*Entries provided*
○ ○ ○

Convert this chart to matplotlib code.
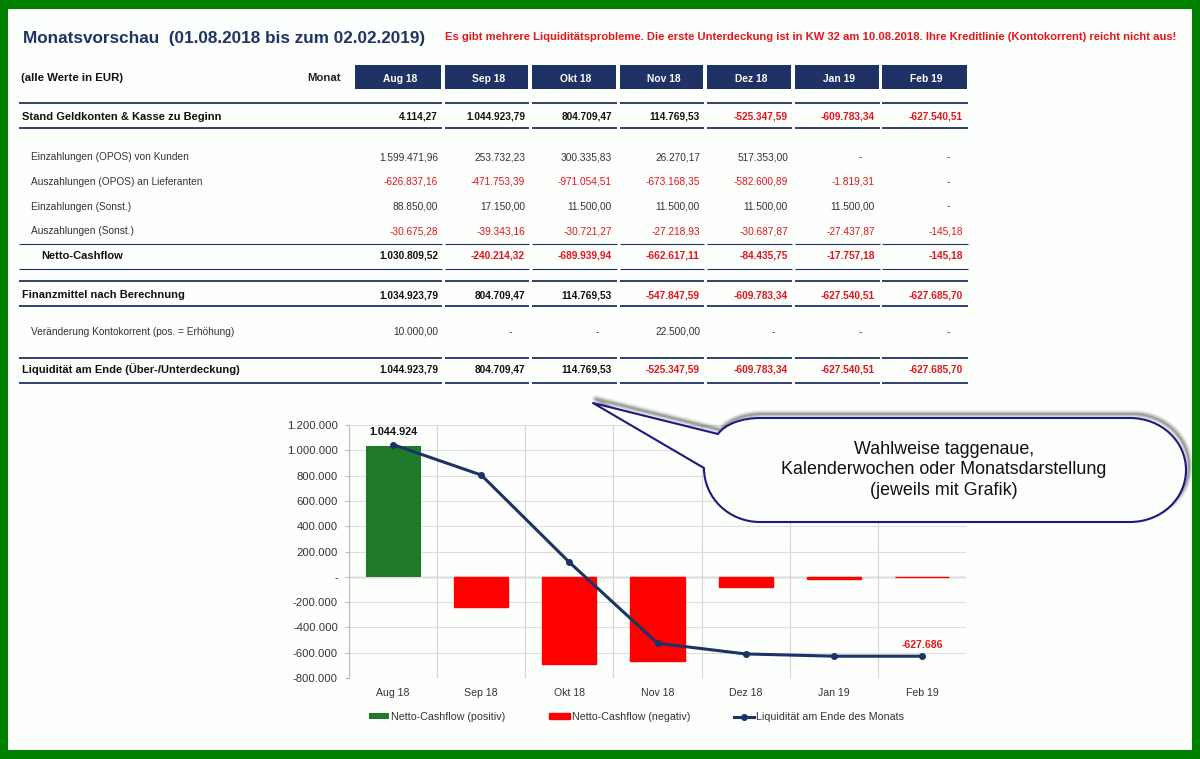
import matplotlib
matplotlib.use("Agg")
import matplotlib.pyplot as plt
from matplotlib.patches import Rectangle, PathPatch
from matplotlib.path import Path
from matplotlib.ticker import FuncFormatter

plt.rcParams['font.family'] = ['Liberation Sans', 'DejaVu Sans']

NAVY = '#1F3265'
RED = '#E8141C'
GREEN = '#008000'
NAN = float('nan')

months = ['Aug 18', 'Sep 18', 'Okt 18', 'Nov 18', 'Dez 18', 'Jan 19', 'Feb 19']
title = 'Monatsvorschau  (01.08.2018 bis zum 02.02.2019)'
warning = ('Es gibt mehrere Liquiditätsprobleme. Die erste Unterdeckung ist in KW 32 am 10.08.2018. '
           'Ihre Kreditlinie (Kontokorrent) reicht nicht aus!')
callout_text = 'Wahlweise taggenaue,\nKalenderwochen oder Monatsdarstellung\n(jeweils mit Grafik)'

row_labels = ['Stand Geldkonten & Kasse zu Beginn', 'Einzahlungen (OPOS) von Kunden',
              'Auszahlungen (OPOS) an Lieferanten', 'Einzahlungen (Sonst.)', 'Auszahlungen (Sonst.)',
              'Netto-Cashflow', 'Finanzmittel nach Berechnung', 'Veränderung Kontokorrent (pos. = Erhöhung)',
              'Liquidität am Ende (Über-/Unterdeckung)']
stand = ['4.114,27', '1.044.923,79', '804.709,47', '114.769,53', '-525.347,59', '-609.783,34', '-627.540,51']
einz_opos = ['1.599.471,96', '253.732,23', '300.335,83', '26.270,17', '517.353,00', '-', '-']
ausz_opos = ['-626.837,16', '-471.753,39', '-971.054,51', '-673.168,35', '-582.600,89', '-1.819,31', '-']
einz_sonst = ['88.850,00', '17.150,00', '11.500,00', '11.500,00', '11.500,00', '11.500,00', '-']
ausz_sonst = ['-30.675,28', '-39.343,16', '-30.721,27', '-27.218,93', '-30.687,87', '-27.437,87', '-145,18']
netto = ['1.030.809,52', '-240.214,32', '-689.939,94', '-662.617,11', '-84.435,75', '-17.757,18', '-145,18']
finanz = ['1.034.923,79', '804.709,47', '114.769,53', '-547.847,59', '-609.783,34', '-627.540,51', '-627.685,70']
kk = ['10.000,00', '-', '-', '22.500,00', '-', '-', '-']
ende = ['1.044.923,79', '804.709,47', '114.769,53', '-525.347,59', '-609.783,34', '-627.540,51', '-627.685,70']
rows = [stand, einz_opos, ausz_opos, einz_sonst, ausz_sonst, netto, finanz, kk, ende]

cf_pos = [1030809.52, NAN, NAN, NAN, NAN, NAN, NAN]
cf_neg = [NAN, -240214.32, -689939.94, -662617.11, -84435.75, -17757.18, -145.18]
liquiditaet = [1044923.79, 804709.47, 114769.53, -525347.59, -609783.34, -627540.51, -627685.70]

W, H = 1200, 759
fig = plt.figure(figsize=(12, 7.59), dpi=100, facecolor='#FCFFFC')

bg = fig.add_axes([0, 0, 1, 1], zorder=0)
bg.set_xlim(0, W); bg.set_ylim(H, 0); bg.axis('off')
top = fig.add_axes([0, 0, 1, 1], zorder=5)
top.set_xlim(0, W); top.set_ylim(H, 0); top.axis('off'); top.patch.set_alpha(0)

for x, y, w, h in [(0, 0, W, 9), (0, 750, W, 9), (0, 0, 8, H), (1192, 0, 8, H)]:
    bg.add_patch(Rectangle((x, y), w, h, color=GREEN, lw=0))

bg.text(23, 38.5, title, color=NAVY, fontsize=12.35, fontweight='bold', va='center')
bg.text(445, 37.5, warning, color=RED, fontsize=8.1, fontweight='bold', va='center')
bg.text(21, 78, '(alle Werte in EUR)', color='#111111', fontsize=8.2, fontweight='bold', va='center')
bg.text(341, 78, 'Monat', color='#222222', fontsize=8.2, fontweight='bold', va='center', ha='right')

col_left = [355, 445, 532, 620, 707, 795, 882]
col_right = [441, 528, 616, 703, 791, 879, 967]
num_right = [438, 525, 612, 700, 788, 875, 963]

for l, r, m in zip(col_left, col_right, months):
    bg.add_patch(Rectangle((l, 65), r - l, 24, color=NAVY, lw=0))
    bg.text((l + r) / 2 + 2, 78.5, m, color='white', fontsize=7.4, fontweight='bold', ha='center', va='center')

row_y = [119.5, 160.5, 185, 209.5, 234.5, 259, 298, 335, 373]
row_x = [22, 31, 31, 31, 31, 41, 22, 31, 22]
bold_rows = {0, 5, 6, 8}
for i, (y, x, lab, vals) in enumerate(zip(row_y, row_x, row_labels, rows)):
    b = i in bold_rows
    bg.text(x, y, lab, color='#111111' if b else '#333333', fontsize=8.05 if b else 7.3,
            fontweight='bold' if b else 'normal', va='baseline')
    for j, v in enumerate(vals):
        neg = v.startswith('-') and len(v) > 1
        col = RED if neg else ('#111111' if b else '#333333')
        xr = num_right[j] - (13 if v == '-' else 0)
        bg.text(xr, y, v, color=col, fontsize=7.25 if b else 7.3, fontweight='bold' if b else 'normal',
                ha='right', va='baseline')

rule_pairs = [102.5, 127.5, 281, 306, 357.5, 382.5]
col_rule_left = [19] + col_left[1:]
for y in rule_pairs:
    for l, r in zip(col_rule_left, col_right):
        bg.plot([l, r + 1], [y, y], color=NAVY, lw=1.3, solid_capstyle='butt')
for y in [243.5, 268.5]:
    for l, r in zip(col_rule_left, col_right):
        bg.plot([l, r + 1], [y, y], color=NAVY, lw=0.8, solid_capstyle='butt')

# chart
ax = fig.add_axes([349 / W, 1 - 678 / H, (966 - 349) / W, (678 - 425) / H], zorder=2)
ax.patch.set_alpha(0)
xs = list(range(len(months)))
ax.bar(xs, cf_pos, width=0.625, color='#1E7A28', label='Netto-Cashflow (positiv)', zorder=2)
ax.bar(xs, cf_neg, width=0.615, color='#FF0000', edgecolor='#FF0000', lw=1.0,
       label='Netto-Cashflow (negativ)', zorder=2)
ax.plot(xs, liquiditaet, color=NAVY, lw=2.2, marker='o', ms=4, label='Liquidität am Ende des Monats', zorder=3)
ax.set_xlim(-0.5, 6.5)
ax.set_ylim(-800000, 1200000)
ax.set_yticks(range(-800000, 1200001, 200000))
fmt = lambda v, _: '-' if v == 0 else f'{int(v):,}'.replace(',', '.')
ax.yaxis.set_major_formatter(FuncFormatter(fmt))
ax.set_xticks(xs, months)
ax.set_xticks([i - 0.5 for i in range(8)], minor=True)
ax.grid(True, axis='y', color='#DDDDDD', lw=0.8, zorder=0)
ax.grid(True, axis='x', which='minor', color='#D5D5D5', lw=0.8, zorder=0)
ax.tick_params(axis='x', which='major', length=0, labelsize=7.6, pad=7, colors='#333333')
ax.tick_params(axis='x', which='minor', length=0)
ax.tick_params(axis='y', length=3, labelsize=8.1, pad=5, colors='#333333', color='#BBBBBB')
for s in ['top', 'right', 'bottom']:
    ax.spines[s].set_visible(False)
ax.spines['left'].set_color('#BBBBBB')
ax.axhline(0, color='#AAAAAA', lw=1, zorder=1)
ax.annotate('1.044.924', (0, liquiditaet[0]), xytext=(0, 7), textcoords='offset points', ha='center',
            fontsize=7.8, fontweight='bold', color='#111111')
ax.annotate('-627.686', (6, liquiditaet[6]), xytext=(0, 6), textcoords='offset points', ha='center',
            fontsize=7.6, fontweight='bold', color=RED)
handles, labels = ax.get_legend_handles_labels()
order = [labels.index(t) for t in ['Netto-Cashflow (positiv)', 'Netto-Cashflow (negativ)',
                                   'Liquidität am Ende des Monats']]
fig.legend([handles[i] for i in order], [labels[i] for i in order], loc='center', ncol=3, frameon=False,
           fontsize=7.7, bbox_to_anchor=(636.5 / W, 1 - 717 / H), columnspacing=4.1, handlelength=1.9,
           handletextpad=0.2, labelcolor='#333333', handleheight=0.4)

# callout
verts = [(593, 403), (718, 434), (725, 424), (742, 418), (760, 418), (1130, 418),
         (1161, 418), (1186, 441), (1186, 470), (1186, 499), (1161, 522), (1130, 522),
         (760, 522), (729, 522), (704, 498), (704, 468), (593, 403)]
codes = [Path.MOVETO, Path.LINETO, Path.CURVE4, Path.CURVE4, Path.CURVE4, Path.LINETO,
         Path.CURVE4, Path.CURVE4, Path.CURVE4, Path.CURVE4, Path.CURVE4, Path.CURVE4,
         Path.LINETO, Path.CURVE4, Path.CURVE4, Path.CURVE4, Path.CLOSEPOLY]
path = Path(verts, codes)
sh = Path([(vx + 3, vy - 4) for vx, vy in verts], codes)
for lw, a in [(6, 0.06), (4.5, 0.1), (3, 0.16), (1.5, 0.24)]:
    top.add_patch(PathPatch(sh, facecolor='none', edgecolor='#333333', lw=lw, alpha=a, joinstyle='round'))
top.add_patch(PathPatch(path, facecolor='#FCFFFC', edgecolor='#1A1A80', lw=1.5, joinstyle='round'))
top.text(944, 470, callout_text, fontsize=12.9, color='#111111', ha='center', va='center', linespacing=1.25)

fig.savefig('out.png', dpi=100, facecolor=fig.get_facecolor())
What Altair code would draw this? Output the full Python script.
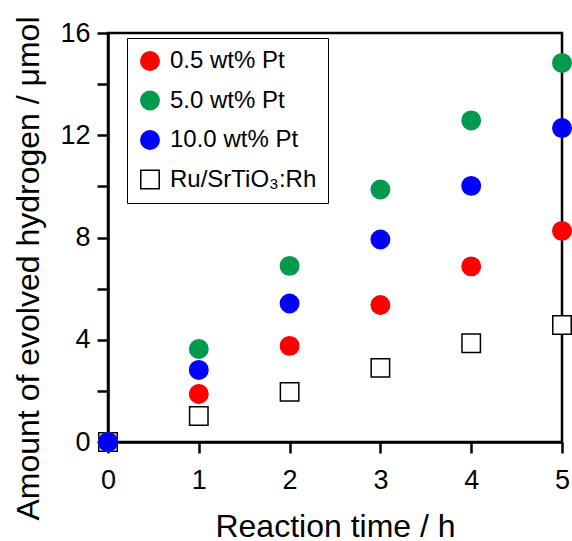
import altair as alt
import pandas as pd

times = [0, 1, 2, 3, 4, 5]
series_names = ["0.5 wt% Pt", "5.0 wt% Pt", "10.0 wt% Pt", "Ru/SrTiO₃:Rh"]
h2_05 = [0.0, 1.88, 3.76, 5.36, 6.87, 8.26]
h2_50 = [0.0, 3.64, 6.89, 9.88, 12.58, 14.83]
h2_100 = [0.0, 2.82, 5.42, 7.92, 10.02, 12.28]
h2_ru = [0.0, 1.02, 1.96, 2.90, 3.86, 4.58]

fill_colors = ["#ff0000", "#009a4e", "#0000ff", "#ffffff"]
stroke_colors = ["#ff0000", "#009a4e", "#0000ff", "#000000"]
shapes = ["circle", "circle", "circle", "square"]

# draw order: square first, blue on top
order = [(series_names[3], h2_ru), (series_names[0], h2_05),
         (series_names[1], h2_50), (series_names[2], h2_100)]
rows = []
for name, vals in order:
    for t, v in zip(times, vals):
        rows.append({"time": t, "h2": v, "series": name})
df = pd.DataFrame(rows)

FONT = "Liberation Sans"

legend = alt.Legend(
    title=None, orient="none", legendX=19, legendY=5,
    padding=11, rowPadding=13.5, labelFontSize=24, labelFont=FONT,
    labelColor="black", labelOffset=8, symbolSize=340,
    symbolStrokeWidth=1.5, strokeColor="black", fillColor="white",
    labelLimit=400,
)

chart = alt.Chart(df).mark_point(filled=True, opacity=1, clip=False, strokeWidth=1.5, size=340).encode(
    x=alt.X("time:Q", scale=alt.Scale(domain=[0, 5], nice=False, zero=False),
            axis=alt.Axis(title="Reaction time / h", values=times, format="d",
                          labelFlush=False, labelOverlap=False, labelBaseline="alphabetic",
                          labelPadding=35, titleBaseline="alphabetic", titleY=94)),
    y=alt.Y("h2:Q", scale=alt.Scale(domain=[0, 16], nice=False),
            axis=alt.Axis(title="Amount of evolved hydrogen / μmol",
                          values=[0, 2, 4, 6, 8, 10, 12, 14, 16],
                          labelExpr="datum.value % 4 == 0 ? datum.label : ''",
                          labelFlush=False, labelOverlap=False, labelPadding=7,
                          titleX=-63, titleY=235, titleBaseline="bottom")),
    fill=alt.Fill("series:N", scale=alt.Scale(domain=series_names, range=fill_colors), legend=legend),
    stroke=alt.Stroke("series:N", scale=alt.Scale(domain=series_names, range=stroke_colors), legend=legend),
    shape=alt.Shape("series:N", scale=alt.Scale(domain=series_names, range=shapes), legend=legend),
).properties(
    width=454, height=409,
    padding={"left": 108, "top": 33, "right": 10, "bottom": 99},
    autosize=alt.AutoSizeParams(type="none"),
    background="white",
).configure_view(
    stroke="black", strokeWidth=2.5
).configure_axis(
    grid=False, domainColor="black", domainWidth=2.5, tickColor="black",
    tickWidth=2.5, tickSize=11, labelFont=FONT, labelFontSize=27,
    labelColor="black", titleFont=FONT, titleFontSize=32,
    titleFontWeight="normal", titleColor="black",
)

chart.save("out.html", embed_options={"renderer": "svg", "actions": False})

○ ○ ○

Without the pictures, repeat the entries above line by line, from the first through the one that contains "callout_text = 'Wahlweise", both ends included.

Convert this chart to matplotlib code.
import matplotlib
matplotlib.use("Agg")
import matplotlib.pyplot as plt
from matplotlib.patches import Rectangle, PathPatch
from matplotlib.path import Path
from matplotlib.ticker import FuncFormatter

plt.rcParams['font.family'] = ['Liberation Sans', 'DejaVu Sans']

NAVY = '#1F3265'
RED = '#E8141C'
GREEN = '#008000'
NAN = float('nan')

months = ['Aug 18', 'Sep 18', 'Okt 18', 'Nov 18', 'Dez 18', 'Jan 19', 'Feb 19']
title = 'Monatsvorschau  (01.08.2018 bis zum 02.02.2019)'
warning = ('Es gibt mehrere Liquiditätsprobleme. Die erste Unterdeckung ist in KW 32 am 10.08.2018. '
           'Ihre Kreditlinie (Kontokorrent) reicht nicht aus!')
callout_text = 'Wahlweise taggenaue,\nKalenderwochen oder Monatsdarstellung\n(jeweils mit Grafik)'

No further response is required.